Several prominent voices, including Republican senator Marco Rubio and veteran diplomat Richard Haass, have already called on the US to revoke Hong Kong’s special status. Such a move would be “less about punishing China and more about being honest about the unavoidable consequences of Hong Kong no longer being different from the rest of China, if that becomes the case,” said Patrick Chovanec, an advisor at Silvercrest Asset Management and an expert on the Chinese economy.

China has threatened the US with countermeasures if Washington decides to punish Beijing for its plans to enact the national security law, saying other countries have no right to interfere with Hong Kong’s internal affairs. Some Hong Kong politicians, including the pro-Beijing lawmaker Regina Ip, have tried to dismiss the prospect of US sanctions by saying they wouldn’t affect the local economy very much. Daniel Fung, a Hong Kong barrister and a national delegate to the Chinese People’s Political Consultative Conference, said“it’s premature to talk about revocation of status or to elevate this to the level of an iconic crisis.” 

Others think the US is bluffing. “Last I checked, the US is enjoying a $31 billion trade surplus [in merchandise trade] with Hong Kong, so any serious disruption such as the revocation of trade status will harm the US more,” said Songnian Chen, a professor of economics at the Hong Kong University of Science and Technology. Though Hong Kong would be badly hurt if it were to lose its special status, he added, China would just come out stronger. “As long as there are profits [in China] to be made, capital is a lot smarter than politicians and opinion leaders, and will find its way there.”

That might be an optimistic outlook, given that Hong Kong continues to be an important part of China’s economy. While the size of Hong Kong’s economy is equivalent to less than 3% of that of China’s, its unique legal and financial systems means it plays an outsize role in attracting international capital to China. More than 60% of all foreign direct investment in China was channelled through Hong Kong as of 2018, according to China’s national statistics. The city is also a big depository of assets, with Chinese banks holding more assets in Hong Kong than lenders from any other region, according to data from the Hong Kong Monetary Authority.
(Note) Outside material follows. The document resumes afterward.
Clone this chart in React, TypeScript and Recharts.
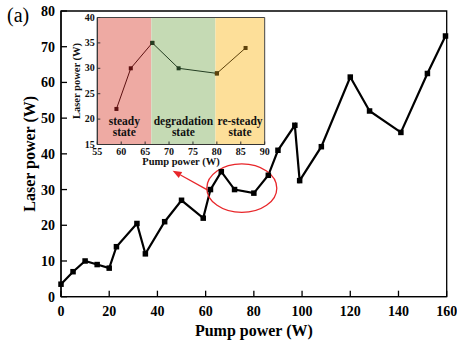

Any sudden disruption to this set-up could unleash unpredictable ripple effects across China’s financial system.  But Chovanec pointed out that even without the US imposing sanctions, China’s undermining of Hong Kong’s autonomy is already enough to destroy global confidence in the city’s legal and financial systems.  “Beijing is killing the goose that lays the golden eggs,” he said. “Its own goose, not a US goose.”